### Challenge
Repeat the listing below in full, exactly as it stands.

### Data extract

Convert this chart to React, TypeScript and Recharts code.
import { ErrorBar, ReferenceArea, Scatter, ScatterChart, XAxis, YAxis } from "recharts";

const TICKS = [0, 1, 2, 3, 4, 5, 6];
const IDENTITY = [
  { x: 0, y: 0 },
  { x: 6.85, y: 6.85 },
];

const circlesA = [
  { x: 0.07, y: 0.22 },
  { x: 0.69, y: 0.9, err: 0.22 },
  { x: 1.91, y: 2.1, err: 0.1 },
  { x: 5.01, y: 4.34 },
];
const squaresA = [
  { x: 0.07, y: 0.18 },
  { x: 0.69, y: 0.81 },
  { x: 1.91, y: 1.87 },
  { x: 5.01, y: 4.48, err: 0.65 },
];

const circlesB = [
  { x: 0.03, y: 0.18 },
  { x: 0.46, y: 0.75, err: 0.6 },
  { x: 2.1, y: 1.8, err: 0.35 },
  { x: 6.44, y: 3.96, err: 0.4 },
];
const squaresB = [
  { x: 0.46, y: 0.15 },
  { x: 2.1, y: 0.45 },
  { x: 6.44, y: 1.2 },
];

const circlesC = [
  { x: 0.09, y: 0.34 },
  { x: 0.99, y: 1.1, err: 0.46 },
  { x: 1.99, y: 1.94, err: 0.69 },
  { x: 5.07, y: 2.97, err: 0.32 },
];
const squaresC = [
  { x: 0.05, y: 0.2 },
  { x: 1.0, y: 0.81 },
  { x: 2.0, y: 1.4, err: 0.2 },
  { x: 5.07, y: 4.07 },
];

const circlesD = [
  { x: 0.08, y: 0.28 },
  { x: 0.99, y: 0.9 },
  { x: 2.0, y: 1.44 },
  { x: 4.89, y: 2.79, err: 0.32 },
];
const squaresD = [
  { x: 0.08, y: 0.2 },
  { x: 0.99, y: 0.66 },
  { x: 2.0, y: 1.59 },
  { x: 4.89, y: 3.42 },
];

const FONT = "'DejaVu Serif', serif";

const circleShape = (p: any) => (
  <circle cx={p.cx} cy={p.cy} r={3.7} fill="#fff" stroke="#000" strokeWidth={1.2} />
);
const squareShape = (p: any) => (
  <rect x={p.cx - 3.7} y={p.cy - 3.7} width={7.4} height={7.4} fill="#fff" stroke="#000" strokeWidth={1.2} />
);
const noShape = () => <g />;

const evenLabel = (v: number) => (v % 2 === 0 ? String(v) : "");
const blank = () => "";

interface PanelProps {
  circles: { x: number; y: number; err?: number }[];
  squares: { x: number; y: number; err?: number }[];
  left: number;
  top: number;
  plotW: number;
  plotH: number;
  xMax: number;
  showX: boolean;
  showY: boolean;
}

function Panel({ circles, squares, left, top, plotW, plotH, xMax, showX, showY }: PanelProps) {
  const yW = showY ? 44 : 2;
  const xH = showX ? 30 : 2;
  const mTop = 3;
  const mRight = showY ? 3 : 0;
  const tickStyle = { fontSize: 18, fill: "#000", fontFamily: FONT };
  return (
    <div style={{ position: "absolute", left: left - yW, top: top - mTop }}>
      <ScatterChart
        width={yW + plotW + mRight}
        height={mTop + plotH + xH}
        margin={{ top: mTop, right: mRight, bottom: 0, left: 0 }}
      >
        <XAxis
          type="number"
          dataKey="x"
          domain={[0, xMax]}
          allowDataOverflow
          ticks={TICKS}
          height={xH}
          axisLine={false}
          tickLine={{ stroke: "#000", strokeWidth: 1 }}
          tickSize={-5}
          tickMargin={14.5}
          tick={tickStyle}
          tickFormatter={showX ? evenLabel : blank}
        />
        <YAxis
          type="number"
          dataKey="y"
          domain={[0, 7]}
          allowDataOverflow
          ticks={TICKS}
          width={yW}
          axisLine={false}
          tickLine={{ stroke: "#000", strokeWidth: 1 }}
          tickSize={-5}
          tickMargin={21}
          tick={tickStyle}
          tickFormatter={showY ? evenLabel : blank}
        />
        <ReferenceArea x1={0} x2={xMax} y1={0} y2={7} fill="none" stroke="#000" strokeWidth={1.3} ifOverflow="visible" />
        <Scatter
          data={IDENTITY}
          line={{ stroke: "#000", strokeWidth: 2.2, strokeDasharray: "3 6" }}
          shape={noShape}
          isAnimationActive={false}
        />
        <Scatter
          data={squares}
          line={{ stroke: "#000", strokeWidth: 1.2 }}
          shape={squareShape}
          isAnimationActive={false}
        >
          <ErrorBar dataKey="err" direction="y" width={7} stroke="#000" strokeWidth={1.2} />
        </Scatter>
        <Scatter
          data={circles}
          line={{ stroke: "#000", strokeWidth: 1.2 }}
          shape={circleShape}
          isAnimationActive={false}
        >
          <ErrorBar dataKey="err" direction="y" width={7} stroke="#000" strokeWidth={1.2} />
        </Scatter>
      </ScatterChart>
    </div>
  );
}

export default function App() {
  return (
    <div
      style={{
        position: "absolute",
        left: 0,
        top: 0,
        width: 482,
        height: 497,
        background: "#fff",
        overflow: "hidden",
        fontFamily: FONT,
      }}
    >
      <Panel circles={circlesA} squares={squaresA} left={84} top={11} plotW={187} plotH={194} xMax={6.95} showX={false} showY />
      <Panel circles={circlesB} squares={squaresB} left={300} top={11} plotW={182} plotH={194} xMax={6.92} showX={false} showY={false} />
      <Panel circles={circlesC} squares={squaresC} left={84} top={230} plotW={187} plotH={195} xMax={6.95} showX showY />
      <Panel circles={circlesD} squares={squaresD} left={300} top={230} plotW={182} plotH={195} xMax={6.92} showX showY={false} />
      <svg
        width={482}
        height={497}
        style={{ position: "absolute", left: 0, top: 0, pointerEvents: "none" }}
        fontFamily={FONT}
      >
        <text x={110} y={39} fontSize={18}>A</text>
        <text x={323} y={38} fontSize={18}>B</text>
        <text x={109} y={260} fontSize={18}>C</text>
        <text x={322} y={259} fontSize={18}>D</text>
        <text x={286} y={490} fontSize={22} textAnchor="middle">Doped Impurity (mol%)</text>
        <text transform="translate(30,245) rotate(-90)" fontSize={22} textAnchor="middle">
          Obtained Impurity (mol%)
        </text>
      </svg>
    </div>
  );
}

### Expected output
Convert this chart to React, TypeScript and Recharts code.
import { ErrorBar, ReferenceArea, Scatter, ScatterChart, XAxis, YAxis } from "recharts";

const TICKS = [0, 1, 2, 3, 4, 5, 6];
const IDENTITY = [
  { x: 0, y: 0 },
  { x: 6.85, y: 6.85 },
];

const circlesA = [
  { x: 0.07, y: 0.22 },
  { x: 0.69, y: 0.9, err: 0.22 },
  { x: 1.91, y: 2.1, err: 0.1 },
  { x: 5.01, y: 4.34 },
];
const squaresA = [
  { x: 0.07, y: 0.18 },
  { x: 0.69, y: 0.81 },
  { x: 1.91, y: 1.87 },
  { x: 5.01, y: 4.48, err: 0.65 },
];

const circlesB = [
  { x: 0.03, y: 0.18 },
  { x: 0.46, y: 0.75, err: 0.6 },
  { x: 2.1, y: 1.8, err: 0.35 },
  { x: 6.44, y: 3.96, err: 0.4 },
];
const squaresB = [
  { x: 0.46, y: 0.15 },
  { x: 2.1, y: 0.45 },
  { x: 6.44, y: 1.2 },
];

const circlesC = [
  { x: 0.09, y: 0.34 },
  { x: 0.99, y: 1.1, err: 0.46 },
  { x: 1.99, y: 1.94, err: 0.69 },
  { x: 5.07, y: 2.97, err: 0.32 },
];
const squaresC = [
  { x: 0.05, y: 0.2 },
  { x: 1.0, y: 0.81 },
  { x: 2.0, y: 1.4, err: 0.2 },
  { x: 5.07, y: 4.07 },
];

const circlesD = [
  { x: 0.08, y: 0.28 },
  { x: 0.99, y: 0.9 },
  { x: 2.0, y: 1.44 },
  { x: 4.89, y: 2.79, err: 0.32 },
];
const squaresD = [
  { x: 0.08, y: 0.2 },
  { x: 0.99, y: 0.66 },
  { x: 2.0, y: 1.59 },
  { x: 4.89, y: 3.42 },
];

const FONT = "'DejaVu Serif', serif";

const circleShape = (p: any) => (
  <circle cx={p.cx} cy={p.cy} r={3.7} fill="#fff" stroke="#000" strokeWidth={1.2} />
);
const squareShape = (p: any) => (
  <rect x={p.cx - 3.7} y={p.cy - 3.7} width={7.4} height={7.4} fill="#fff" stroke="#000" strokeWidth={1.2} />
);
const noShape = () => <g />;

const evenLabel = (v: number) => (v % 2 === 0 ? String(v) : "");
const blank = () => "";

interface PanelProps {
  circles: { x: number; y: number; err?: number }[];
  squares: { x: number; y: number; err?: number }[];
  left: number;
  top: number;
  plotW: number;
  plotH: number;
  xMax: number;
  showX: boolean;
  showY: boolean;
}

function Panel({ circles, squares, left, top, plotW, plotH, xMax, showX, showY }: PanelProps) {
  const yW = showY ? 44 : 2;
  const xH = showX ? 30 : 2;
  const mTop = 3;
  const mRight = showY ? 3 : 0;
  const tickStyle = { fontSize: 18, fill: "#000", fontFamily: FONT };
  return (
    <div style={{ position: "absolute", left: left - yW, top: top - mTop }}>
      <ScatterChart
        width={yW + plotW + mRight}
        height={mTop + plotH + xH}
        margin={{ top: mTop, right: mRight, bottom: 0, left: 0 }}
      >
        <XAxis
          type="number"
          dataKey="x"
          domain={[0, xMax]}
          allowDataOverflow
          ticks={TICKS}
          height={xH}
          axisLine={false}
          tickLine={{ stroke: "#000", strokeWidth: 1 }}
          tickSize={-5}
          tickMargin={14.5}
          tick={tickStyle}
          tickFormatter={showX ? evenLabel : blank}
        />
        <YAxis
          type="number"
          dataKey="y"
          domain={[0, 7]}
          allowDataOverflow
          ticks={TICKS}
          width={yW}
          axisLine={false}
          tickLine={{ stroke: "#000", strokeWidth: 1 }}
          tickSize={-5}
          tickMargin={21}
          tick={tickStyle}
          tickFormatter={showY ? evenLabel : blank}
        />
        <ReferenceArea x1={0} x2={xMax} y1={0} y2={7} fill="none" stroke="#000" strokeWidth={1.3} ifOverflow="visible" />
        <Scatter
          data={IDENTITY}
          line={{ stroke: "#000", strokeWidth: 2.2, strokeDasharray: "3 6" }}
          shape={noShape}
          isAnimationActive={false}
        />
        <Scatter
          data={squares}
          line={{ stroke: "#000", strokeWidth: 1.2 }}
          shape={squareShape}
          isAnimationActive={false}
        >
          <ErrorBar dataKey="err" direction="y" width={7} stroke="#000" strokeWidth={1.2} />
        </Scatter>
        <Scatter
          data={circles}
          line={{ stroke: "#000", strokeWidth: 1.2 }}
          shape={circleShape}
          isAnimationActive={false}
        >
          <ErrorBar dataKey="err" direction="y" width={7} stroke="#000" strokeWidth={1.2} />
        </Scatter>
      </ScatterChart>
    </div>
  );
}

export default function App() {
  return (
    <div
      style={{
        position: "absolute",
        left: 0,
        top: 0,
        width: 482,
        height: 497,
        background: "#fff",
        overflow: "hidden",
        fontFamily: FONT,
      }}
    >
      <Panel circles={circlesA} squares={squaresA} left={84} top={11} plotW={187} plotH={194} xMax={6.95} showX={false} showY />
      <Panel circles={circlesB} squares={squaresB} left={300} top={11} plotW={182} plotH={194} xMax={6.92} showX={false} showY={false} />
      <Panel circles={circlesC} squares={squaresC} left={84} top={230} plotW={187} plotH={195} xMax={6.95} showX showY />
      <Panel circles={circlesD} squares={squaresD} left={300} top={230} plotW={182} plotH={195} xMax={6.92} showX showY={false} />
      <svg
        width={482}
        height={497}
        style={{ position: "absolute", left: 0, top: 0, pointerEvents: "none" }}
        fontFamily={FONT}
      >
        <text x={110} y={39} fontSize={18}>A</text>
        <text x={323} y={38} fontSize={18}>B</text>
        <text x={109} y={260} fontSize={18}>C</text>
        <text x={322} y={259} fontSize={18}>D</text>
        <text x={286} y={490} fontSize={22} textAnchor="middle">Doped Impurity (mol%)</text>
        <text transform="translate(30,245) rotate(-90)" fontSize={22} textAnchor="middle">
          Obtained Impurity (mol%)
        </text>
      </svg>
    </div>
  );
}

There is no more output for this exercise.